As shown in FIGS. 1 and 9, the front panel 50 is provided with a window 130 in which is mounted a thermostatic controller 132. The controller 132 includes a temperature detection means (not shown) for tracking the temperature within the heating cavity member 102. The controller 132 serves to control the intensity of the burner flame to maintain the temperature within the heating cavity member proximate a selected level.
The burner assembly 24 may be selected to operate on a selected fuel as, for example, diesel fuel. A five gallon fuel can 140 may be used to supply fuel through a fuel hose 142 connectable to the burner assembly 24 to provide fuel to the burner in accordance with signals from the thermostatic controller 132. A desired temperature may be indicated by an operator by manipulation of the thermostatic controller 132 at the front of the apparatus.
Accordingly, there is provided a stove apparatus suitable for field use and having a cooking surface which is of substantially the same temperature throughout the area thereof, enabling substantially simultaneous and equal degree of cooking of large numbers of food products. The stove apparatus is therefore adapted to produce cooked foods for larger numbers of people in a relatively short time.
The stove apparatus described hereinabove is further more comfortable for the cooks and enables the cooks to remain close to the stove.

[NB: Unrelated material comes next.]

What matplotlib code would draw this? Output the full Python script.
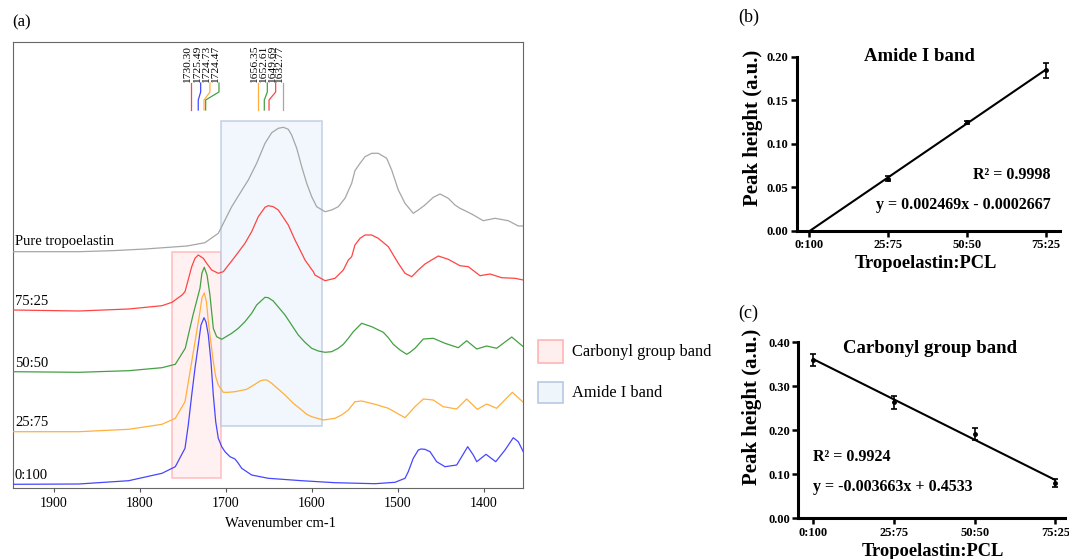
import matplotlib
matplotlib.use("Agg")
import matplotlib.pyplot as plt
from matplotlib.patches import Rectangle
import numpy as np

plt.rcParams['font.family'] = ['Liberation Serif', 'DejaVu Serif']

# ---- panel (a): FTIR spectra (offset stacked, arbitrary units) ----
gray_wn = [1947.3, 1870.9, 1832.2, 1793.5, 1745.0, 1724.1, 1708.6, 1700.8, 1693.0, 1683.4,
           1673.7, 1664.0, 1654.3, 1646.5, 1638.8, 1633.0, 1627.2, 1623.3, 1617.4, 1611.6,
           1605.8, 1600.0, 1594.2, 1584.5, 1576.8, 1569.1, 1561.3, 1553.5, 1549.7, 1543.8,
           1538.0, 1530.2, 1522.6, 1512.8, 1507.0, 1499.3, 1491.5, 1481.9, 1476.0, 1468.3,
           1458.6, 1450.8, 1441.2, 1433.4, 1427.6, 1421.7, 1414.0, 1400.5, 1386.9, 1371.4,
           1359.8, 1354.0]
gray_y = [236.3, 236.3, 237.3, 239.0, 242.0, 245.3, 254.7, 268.0, 281.3, 294.7,
          308.0, 324.7, 344.7, 355.3, 359.7, 360.7, 358.7, 353.0, 339.7, 321.3,
          304.7, 291.3, 281.3, 276.3, 278.0, 281.3, 289.7, 304.7, 317.3, 324.7,
          331.3, 334.7, 334.7, 329.7, 318.0, 298.0, 284.7, 274.7, 278.0, 283.0,
          290.7, 294.0, 289.7, 283.0, 279.7, 277.3, 274.0, 267.3, 269.7, 267.3,
          262.0, 262.0]

red_wn = [1947.3, 1870.9, 1812.8, 1774.1, 1762.4, 1750.8, 1747.3, 1739.5, 1735.7, 1731.9,
          1726.0, 1722.1, 1716.3, 1708.6, 1702.8, 1689.2, 1677.6, 1669.8, 1662.1, 1654.3,
          1650.5, 1644.7, 1638.8, 1627.2, 1619.4, 1611.6, 1607.8, 1598.1, 1596.2, 1584.5,
          1572.9, 1563.2, 1557.4, 1553.5, 1549.7, 1543.8, 1538.0, 1530.2, 1522.6, 1510.9,
          1505.1, 1499.3, 1491.5, 1483.7, 1476.0, 1468.3, 1452.8, 1441.2, 1427.6, 1417.9,
          1404.3, 1392.7, 1379.1, 1363.6, 1354.0]
red_y = [178.0, 177.0, 179.0, 182.3, 185.7, 193.0, 196.3, 221.3, 229.7, 233.0,
         229.7, 224.7, 218.0, 214.7, 216.3, 231.3, 244.7, 256.3, 271.3, 280.7,
         282.3, 281.3, 278.0, 263.0, 248.0, 234.7, 228.0, 216.3, 213.0, 207.3,
         209.7, 218.0, 228.0, 231.3, 243.0, 249.7, 253.0, 253.0, 249.7, 241.3,
         233.0, 224.7, 214.7, 211.3, 218.0, 224.0, 232.0, 228.7, 222.3, 221.3,
         212.3, 214.0, 210.3, 209.7, 208.0]

green_wn = [1947.3, 1870.9, 1812.8, 1774.1, 1758.6, 1747.0, 1738.0, 1729.9, 1727.6, 1724.9,
            1721.7, 1718.3, 1714.4, 1710.5, 1704.6, 1693.0, 1685.3, 1677.6, 1669.8, 1664.0,
            1654.3, 1650.5, 1644.7, 1631.0, 1623.3, 1615.6, 1607.8, 1600.0, 1592.3, 1584.5,
            1576.8, 1569.1, 1563.2, 1557.4, 1551.6, 1541.9, 1530.2, 1516.7, 1510.9, 1505.1,
            1497.3, 1489.5, 1485.7, 1479.9, 1470.2, 1458.6, 1445.0, 1429.5, 1419.8, 1408.1,
            1396.5, 1385.0, 1367.4, 1354.0]
green_y = [116.3, 115.7, 117.3, 120.3, 123.7, 139.7, 173.0, 199.7, 215.0, 220.7,
           213.0, 193.0, 159.7, 151.3, 148.7, 154.7, 159.7, 166.3, 174.7, 183.0,
           190.7, 190.3, 187.0, 173.0, 163.0, 153.0, 145.7, 139.7, 137.0, 135.7,
           136.3, 139.7, 143.7, 149.7, 156.3, 164.7, 161.3, 155.7, 150.3, 143.7,
           138.0, 133.7, 135.7, 139.7, 149.0, 149.7, 144.7, 140.3, 147.3, 139.0,
           142.0, 139.7, 151.0, 141.3]

orange_wn = [1947.3, 1870.9, 1812.8, 1774.1, 1758.6, 1747.3, 1739.5, 1729.9, 1727.6, 1724.9,
             1722.3, 1720.2, 1714.4, 1711.6, 1708.6, 1702.8, 1697.0, 1689.2, 1675.6, 1665.9,
             1660.1, 1656.3, 1652.3, 1646.5, 1631.0, 1621.4, 1611.6, 1605.8, 1600.0, 1586.5,
             1572.9, 1565.2, 1557.4, 1549.7, 1541.9, 1526.4, 1510.9, 1491.5, 1479.9, 1470.2,
             1458.6, 1447.0, 1431.4, 1419.8, 1407.4, 1396.5, 1385.0, 1366.7, 1354.0]
orange_y = [56.3, 56.3, 58.7, 63.7, 69.7, 86.3, 126.3, 176.3, 190.0, 195.0,
            186.0, 166.3, 126.3, 111.3, 103.0, 95.7, 95.7, 96.3, 98.7, 103.7,
            107.0, 108.0, 108.0, 104.7, 93.0, 84.7, 78.0, 73.7, 71.3, 68.0,
            69.7, 73.0, 78.0, 86.3, 87.0, 83.7, 79.7, 70.3, 81.3, 89.0,
            88.0, 81.3, 79.0, 89.0, 78.7, 84.0, 79.7, 95.7, 85.7]

blue_wn = [1947.3, 1870.9, 1812.8, 1774.1, 1758.6, 1747.3, 1743.5, 1739.5, 1735.7, 1731.9,
           1728.7, 1725.2, 1722.9, 1720.2, 1717.1, 1714.4, 1711.6, 1708.6, 1704.6, 1700.8,
           1695.0, 1689.2, 1685.3, 1681.4, 1669.8, 1650.5, 1611.6, 1572.9, 1526.4, 1503.1,
           1491.5, 1487.7, 1481.9, 1476.0, 1472.9, 1468.3, 1462.4, 1454.7, 1445.0, 1431.4,
           1418.6, 1412.1, 1408.1, 1397.3, 1386.0, 1375.2, 1365.6, 1359.8, 1354.0]
blue_y = [3.7, 4.0, 7.3, 14.7, 21.3, 39.7, 63.0, 93.0, 119.7, 143.0,
          163.0, 170.3, 166.0, 153.0, 126.3, 93.0, 66.3, 49.7, 41.3, 36.3,
          31.3, 29.0, 24.7, 19.7, 13.0, 9.7, 7.3, 5.3, 4.3, 5.7,
          9.7, 16.3, 29.7, 38.0, 39.0, 38.7, 36.3, 26.3, 21.3, 23.0,
          41.3, 33.0, 26.3, 33.7, 26.3, 38.0, 50.3, 46.3, 36.3]

sample_labels = ['Pure tropoelastin', '75:25', '50:50', '25:75', '0:100']
label_y = [240, 180, 118, 59, 6]

carbonyl_band = (1762.4, 1705.5)
amide_band = (1705.5, 1588.4)

peak_labels_1 = ['1730.30', '1725.49', '1724.73', '1724.47']
peak_labels_2 = ['1656.35', '1652.61', '1649.69', '1632.77']

# ---- panels (b), (c): peak heights ----
ratios = ['0:100', '25:75', '50:50', '75:25']
amide_x = [0, 25, 50, 75]
amide_mean = [0.0, 0.060, 0.1245, 0.1845]
amide_err = [0.0, 0.0030, 0.0015, 0.0085]
amide_slope, amide_icpt = 0.002469, -0.0002667

carb_x = [25, 50, 75, 100]
carb_mean = [0.360, 0.264, 0.192, 0.080]
carb_err = [0.014, 0.015, 0.013, 0.009]
carb_slope, carb_icpt = -0.003663, 0.4533

W, H = 1069, 559
fig = plt.figure(figsize=(W / 100, H / 100), dpi=100)

def fx(px):
    return px / W

def fy(py):
    return 1 - py / H

# (a)
ax = fig.add_axes([fx(13), fy(488), fx(510), 446 / H])
ax.add_patch(Rectangle((carbonyl_band[1], 10.3), carbonyl_band[0] - carbonyl_band[1], 226,
                       facecolor='#ffeeee', edgecolor='#ffb4b4', lw=1.2, alpha=0.8, zorder=1))
ax.add_patch(Rectangle((amide_band[1], 62.3), amide_band[0] - amide_band[1], 304.7,
                       facecolor='#eef6fc', edgecolor='#b9c9e1', lw=1.2, alpha=0.8, zorder=1))

spectra = [(gray_wn, gray_y, '#a6a6a6'), (red_wn, red_y, '#ff4444'),
           (green_wn, green_y, '#44a044'), (orange_wn, orange_y, '#ffb03c'),
           (blue_wn, blue_y, '#4646ff')]
for wn, yy, c in spectra:
    order = np.argsort(wn)[::-1]
    ax.plot(np.array(wn)[order], np.array(yy)[order], color=c, lw=0.9, zorder=3,
            solid_joinstyle='round')

for lab, yy in zip(sample_labels, label_y):
    ax.text(1945, yy, lab, fontsize=10.5, ha='left', va='bottom')

# leader lines for peak positions
lead1 = [('#ff4444', 1740.7, 1740.7), ('#4646ff', 1729.1, 1731.9),
         ('#ffb03c', 1718.3, 1725.2), ('#44a044', 1707.8, 1723.3)]
lead2 = [('#ffb03c', 1662.1, 1662.1), ('#44a044', 1651.6, 1655.1),
         ('#ff4444', 1641.9, 1649.6), ('#a6a6a6', 1633.0, 1633.0)]
for leads, labs in [(lead1, peak_labels_1), (lead2, peak_labels_2)]:
    for (c, xt, xb), lab in zip(leads, labs):
        ax.plot([xt, xt, xb, xb], [405, 396, 388, 378], color=c, lw=0.9)
        ax.text(xt + 4.0, 405, lab, rotation=90, fontsize=8.2, ha='center', va='bottom',
                linespacing=0.9)

ax.set_xlim(1947.3, 1354.3)
ax.set_ylim(0, 446)
ax.set_xticks([1900, 1800, 1700, 1600, 1500, 1400])
ax.tick_params(axis='x', direction='out', length=3, labelsize=10, color='#555555')
ax.set_yticks([])
for s in ax.spines.values():
    s.set_color('#666666')
ax.set_xlabel('Wavenumber cm-1', fontsize=10.5)
ax.xaxis.set_label_coords(0.525, -0.066)
fig.text(fx(12), fy(22), '(a)', fontsize=12, va='center')

# legend boxes
fig.add_artist(Rectangle((fx(538), fy(363)), 25 / W, 23 / H, transform=fig.transFigure,
                         facecolor='#ffeeee', edgecolor='#ffb4b4', lw=1.2))
fig.add_artist(Rectangle((fx(538), fy(403)), 25 / W, 21 / H, transform=fig.transFigure,
                         facecolor='#eef6fc', edgecolor='#b9c9e1', lw=1.2))
fig.text(fx(572), fy(352), 'Carbonyl group band', fontsize=11.8, va='center')
fig.text(fx(572), fy(393), 'Amide I band', fontsize=11.8, va='center')


def style_panel(a, ylab_pos, xlab_pos):
    for side in ['top', 'right']:
        a.spines[side].set_visible(False)
    for side in ['left', 'bottom']:
        a.spines[side].set_linewidth(2.2)
    a.tick_params(direction='out', length=4, width=1.8, labelsize=9, pad=2)
    for t in a.get_xticklabels() + a.get_yticklabels():
        t.set_fontweight('bold')
    a.set_xlabel('Tropoelastin:PCL', fontsize=13.3, fontweight='bold')
    a.set_ylabel('Peak height (a.u.)', fontsize=15, fontweight='bold')
    a.yaxis.set_label_coords(*ylab_pos)
    a.xaxis.set_label_coords(*xlab_pos)


# (b)
bx = fig.add_axes([fx(796.7), fy(231), (1060 - 796.7) / W, (231 - 56.7) / H])
fit_b = [amide_slope * x + amide_icpt for x in (amide_x[0], amide_x[-1])]
bx.plot([amide_x[0], amide_x[-1]], fit_b, color='black', lw=1.5)
bx.errorbar(amide_x[1:], amide_mean[1:], yerr=amide_err[1:], fmt='o', ms=2.5, color='black',
            capsize=2.5, elinewidth=1.2, capthick=1.2)
bx.set_xlim(-4.0, 79.6)
bx.set_ylim(0, 0.20)
bx.set_xticks(amide_x)
bx.set_xticklabels(ratios)
bx.set_yticks([0, 0.05, 0.10, 0.15, 0.20])
bx.set_yticklabels(['0.00', '0.05', '0.10', '0.15', '0.20'])
style_panel(bx, (-0.128, 0.59), (0.49, -0.138))
bx.text(0.468, 1.0, 'Amide I band', transform=bx.transAxes, ha='center', va='center',
        fontsize=13.5, fontweight='bold')
bx.text(0.965, 0.321, 'R² = 0.9998', transform=bx.transAxes, ha='right', va='center',
        fontsize=11.5, fontweight='bold')
bx.text(0.965, 0.149, 'y = 0.002469x - 0.0002667', transform=bx.transAxes, ha='right',
        va='center', fontsize=11.5, fontweight='bold')
fig.text(fx(738), fy(17), '(b)', fontsize=13, va='center')

# (c)
cx = fig.add_axes([fx(798.3), fy(518.3), (1065 - 798.3) / W, (518.3 - 342.3) / H])
fit_c = [carb_slope * x + carb_icpt for x in (carb_x[0], carb_x[-1])]
cx.plot([carb_x[0], carb_x[-1]], fit_c, color='black', lw=1.5)
cx.errorbar(carb_x, carb_mean, yerr=carb_err, fmt='o', ms=2.5, color='black',
            capsize=2.5, elinewidth=1.2, capthick=1.2)
cx.set_xlim(20.35, 103.0)
cx.set_ylim(0, 0.40)
cx.set_xticks(carb_x)
cx.set_xticklabels(ratios)
cx.set_yticks([0, 0.1, 0.2, 0.3, 0.4])
cx.set_yticklabels(['0.00', '0.10', '0.20', '0.30', '0.40'])
style_panel(cx, (-0.137, 0.634), (0.505, -0.14))
cx.text(0.494, 0.966, 'Carbonyl group band', transform=cx.transAxes, ha='center', va='center',
        fontsize=13.5, fontweight='bold')
cx.text(0.055, 0.35, 'R² = 0.9924', transform=cx.transAxes, ha='left', va='center',
        fontsize=11.5, fontweight='bold')
cx.text(0.055, 0.18, 'y = -0.003663x + 0.4533', transform=cx.transAxes, ha='left',
        va='center', fontsize=11.5, fontweight='bold')
fig.text(fx(738), fy(313), '(c)', fontsize=13, va='center')

fig.savefig('out.png', dpi=100)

The layers of insulation and the removal of hot gases from the heating cavity member, provides for a cooler ambient temperature in the vicinity around the stove.
If it becomes necessary to move the stove in the course of its use, the lower ambient temperature of the outer surface of the stove and the mechanical mounting and construction of the handrails permits manual movement of the stove even during operation of the stove.
The stove apparatus described hereinabove further protects the cooks from grease burns caused by wicking, and greatly diminishes the production of overly greasy foods by facilitating grease run-off and collection.
The above-described stove apparatus is further adapted to receive burner assemblies of various types and using various fuels. The apparatus further permits exchanges of fuel-containing units, such as 5 gallon liquid fuel cans, without disabling the apparatus.
The stove apparatus describe hereinabove still further permits elective modification of the cooking surface temperature by provision of a thermostatic control which is operated to control the flow of fuel to the burner to influence the intensity of the burner flame, to thereby influence the temperature of the flowed hot gases, and thereby, because of the diffuser plate, to influence the temperature of substantially the entirety of the griddle plate cooking surface.
Finally, the apparatus is configured such that two of the hottest components, the heating cavity member and the diffuser plate, which are contiguous to each other, are slidably disposed relative to each other, such that expansion of either or both members by heat results only in the two members sliding relative to each other, rather than jamming against each other.
It is to be understood that the present invention is by no means limited to the particular construction herein disclosed and/or shown in the drawings, but also comprises any modification or equivalent within the scope of the claims.